Friday 4 November 2011

SO LONG

This morning, Buster and I ventured out into a different season. Just yesterday we were enjoying a beautiful autumn day, and today we slipped into winter. Buster didn’t have a problem, because he has four feet to help him with his balance, and I am unbalanced at the best of times. That is for another day though.

I couldn’t help but notice the ducks quacking in the sky overhead. Every year it seems to be the same thing, the ducks just hang out in the wetlands doing ducky things all spring, summer and fall, but they just have to push their luck and always stay just a little too late. They were flying overhead and if that weren’t enough to make me more than a little nervous, there wasn’t any apparent leader. How are they going to head south if they are directionless?

Louise used to work at a place that was less than ideal work wise, but it was excellent for staring out the window at the golf course lake. For most of the year she would stare at the fountain, or watch the golfers driving their balls into the lake. (That sounds kind of dirty, but it isn’t.) In the fall, when the golfers had pretty much given up for the year, the ducks would take over the lake. They would practice getting in order and then taking off, form a “V” or rough approximation in the sky, circle a few times and then come in for a landing. They would do this over and over and over. Probably it was the duck equivalent of learning French verbs and grammar. This would go on for weeks, I guess until they got it right. Then one day Louise would go to work only to find that all she had to do was either stare at snow or work. I would have picked the snow staring, but I think Louise did that other thing.

Now, the ducks that Buster and I were looking at today didn’t have that dedication to learning that Louise’s ducks did. I had a feeling that we were watching some seriously delinquent ducks. It was either that, or they were retarded. I am from Ontario and the ducks there fly in a “V” formation, I imagine it is fowl drafting. These ducks couldn’t even do a straight line! They did a passable “S”, a pretty good “O”, an “L”, an “O”, a real good “N” and finally a “G”. Thankfully, they were no longer overhead and they seemed to be heading in a southerly direction. I can’t really blame them for being stupid, after all they have a brain pan the size of a grain of rice. They can really only go by instinct and that instinct tells them to fly south in the fall and north in the spring.

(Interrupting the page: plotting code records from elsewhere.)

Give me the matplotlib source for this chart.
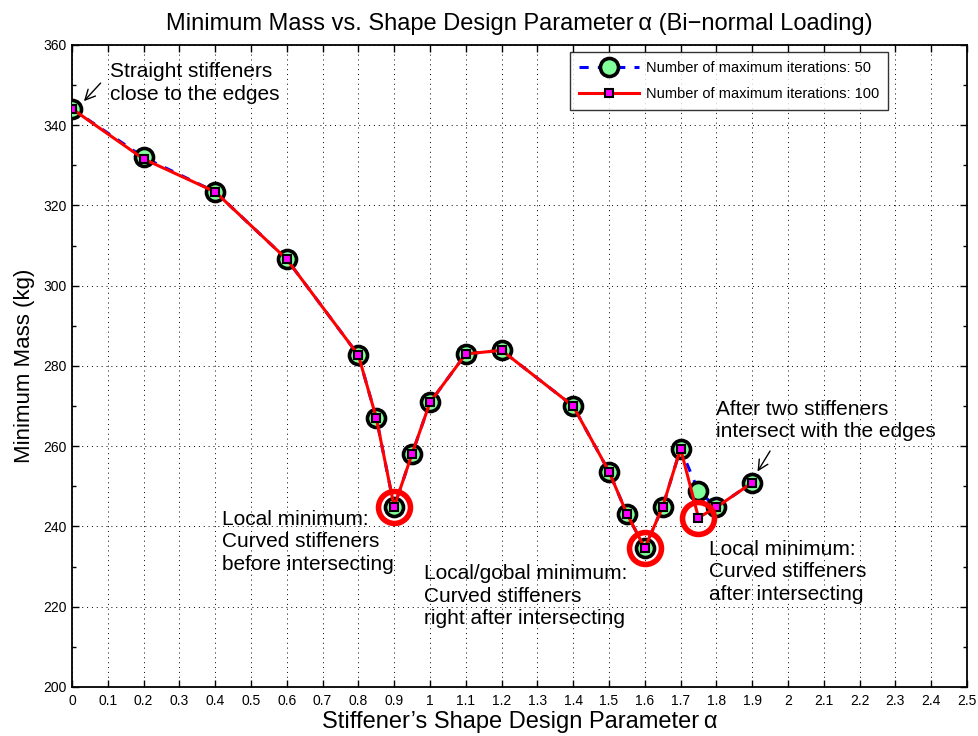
import matplotlib
matplotlib.use("Agg")
import matplotlib.pyplot as plt
from matplotlib.ticker import MultipleLocator

plt.rcParams['font.family'] = ['Liberation Sans', 'DejaVu Sans']

# Shape design parameter alpha and minimum mass (kg)
alpha = [0.0, 0.2, 0.4, 0.6, 0.8, 0.85, 0.9, 0.95, 1.0, 1.1, 1.2, 1.4,
         1.5, 1.55, 1.6, 1.65, 1.7, 1.75, 1.8, 1.9]
mass_50 = [344.1, 332.0, 323.4, 306.6, 282.7, 267.1, 244.9, 258.1, 270.9,
           283.0, 283.9, 270.0, 253.7, 243.2, 234.6, 244.9, 259.4, 248.8,
           244.8, 250.9]
mass_100 = [344.1, 331.6, 323.4, 306.6, 282.7, 267.1, 244.9, 258.1, 270.9,
            283.0, 283.9, 270.0, 253.7, 243.2, 234.6, 244.9, 259.4, 242.2,
            244.8, 250.9]

# Highlighted local minima
minima_alpha = [0.9, 1.6, 1.75]
minima_mass = [244.9, 234.6, 242.2]

xticks = [round(0.1 * i, 1) for i in range(26)]
xticklabels = ['0', '0.1', '0.2', '0.3', '0.4', '0.5', '0.6', '0.7', '0.8', '0.9',
               '1', '1.1', '1.2', '1.3', '1.4', '1.5', '1.6', '1.7', '1.8', '1.9',
               '2', '2.1', '2.2', '2.3', '2.4', '2.5']
yticks = [200, 220, 240, 260, 280, 300, 320, 340, 360]

fig = plt.figure(figsize=(9.79, 7.36), dpi=100)
ax = fig.add_axes([0.0735, 0.0666, 0.9142, 0.8723])

ax.plot(alpha, mass_50, linestyle='--', color='#0000ff', linewidth=2.2,
        dashes=(3, 3), marker='o', markersize=13, markerfacecolor='#80ff9a',
        markeredgecolor='black', markeredgewidth=2.6,
        label='Number of maximum iterations: 50', zorder=3)
ax.plot(alpha, mass_100, linestyle='-', color='#ff0000', linewidth=2.2,
        marker='s', markersize=5.5, markerfacecolor='#ff00ff',
        markeredgecolor='black', markeredgewidth=1.5,
        label='Number of maximum iterations: 100', zorder=4)
ax.plot(minima_alpha, minima_mass, linestyle='none', marker='o', markersize=23,
        markerfacecolor='none', markeredgecolor='#ff0000', markeredgewidth=4,
        zorder=5)

ax.set_xlim(0, 2.5)
ax.set_ylim(200, 360)
ax.set_xticks(xticks)
ax.set_xticklabels(xticklabels)
ax.set_yticks(yticks)
ax.yaxis.set_minor_locator(MultipleLocator(10))
ax.tick_params(axis='both', which='both', direction='in', top=True, right=True,
               labelsize=10, width=1)
ax.tick_params(axis='both', which='major', length=5)
ax.tick_params(axis='x', which='major', pad=5)
ax.tick_params(axis='y', which='minor', length=3)
ax.grid(True, which='major', linestyle=(0, (1, 4)), color='black', linewidth=0.7)
for s in ax.spines.values():
    s.set_linewidth(1.3)

ax.set_title('Minimum Mass vs. Shape Design Parameter\u2009α (Bi\u2212normal Loading)',
             fontsize=17, pad=11)
ax.set_xlabel('Stiffener\u2019s Shape Design Parameter\u2009α', fontsize=17, labelpad=2)
ax.set_ylabel('Minimum Mass (kg)', fontsize=16, labelpad=6)

leg = ax.legend(loc='upper right', bbox_to_anchor=(0.912, 0.989), fontsize=10.5,
                frameon=True, fancybox=False, borderpad=0.6, labelspacing=0.85,
                handlelength=4.1, handletextpad=0.5, borderaxespad=0)
leg.get_frame().set_edgecolor('black')
leg.get_frame().set_linewidth(1.0)

ann_kw = dict(fontsize=15, ha='left', va='top', linespacing=1.25)
arrow = dict(arrowstyle='->', color='black', lw=1, mutation_scale=18,
             shrinkA=0, shrinkB=0)
ax.text(0.106, 355.8, 'Straight stiffeners\nclose to the edges', **ann_kw)
ax.annotate('', xy=(0.0335, 346.0), xytext=(0.080, 350.5), arrowprops=arrow)
ax.text(1.799, 271.6, 'After two stiffeners\nintersect with the edges', **ann_kw)
ax.annotate('', xy=(1.915, 253.7), xytext=(1.950, 258.8), arrowprops=arrow)
ax.text(0.418, 244.2, 'Local minimum:\nCurved stiffeners\nbefore intersecting', **ann_kw)
ax.text(0.983, 230.7, 'Local/gobal minimum:\nCurved stiffeners\nright after intersecting', **ann_kw)
ax.text(1.779, 236.7, 'Local minimum:\nCurved stiffeners\nafter intersecting', **ann_kw)

fig.savefig('out.png', dpi=100)
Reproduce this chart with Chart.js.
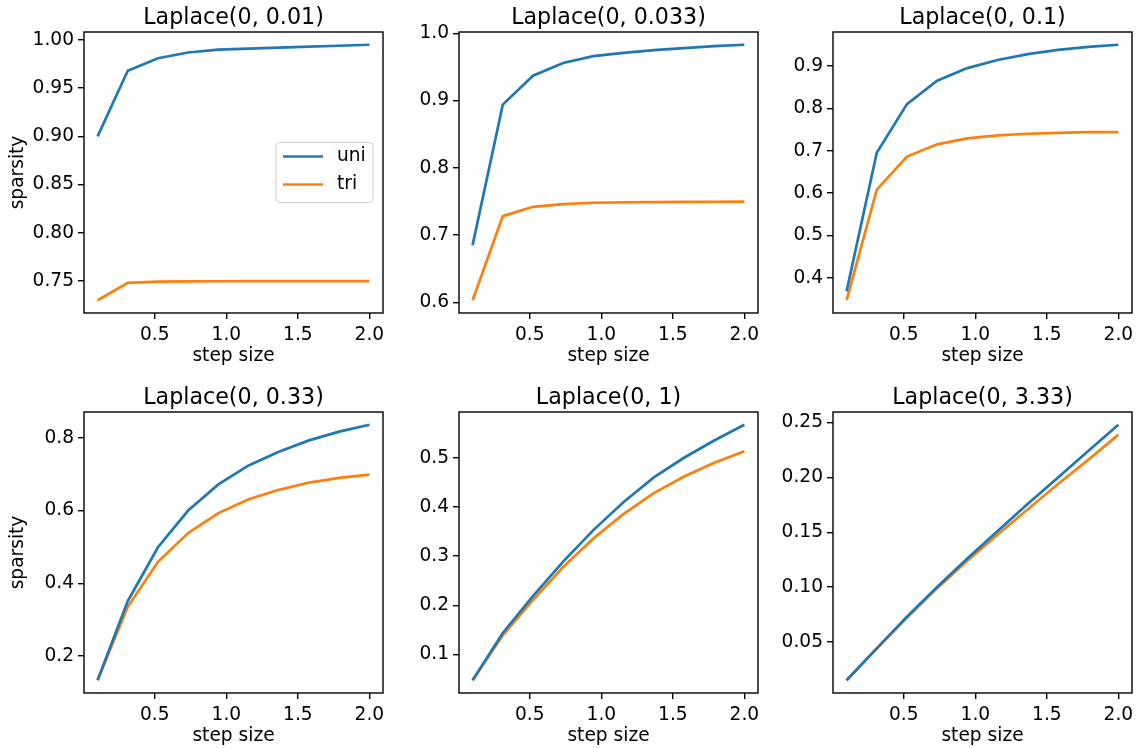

If I were a duck I would probably just stay south and save all of the needless flying. Maybe the cost for health insurance is just too much if they stay for more than four months. North, south, north, south, north etc. this can go on for from seven to twenty years, assuming the hunters are bad shots. Well, it has been nice having the ducks here for the summer, so as they flew out of sight, Buster and I waved and yelled out “SO LONG”.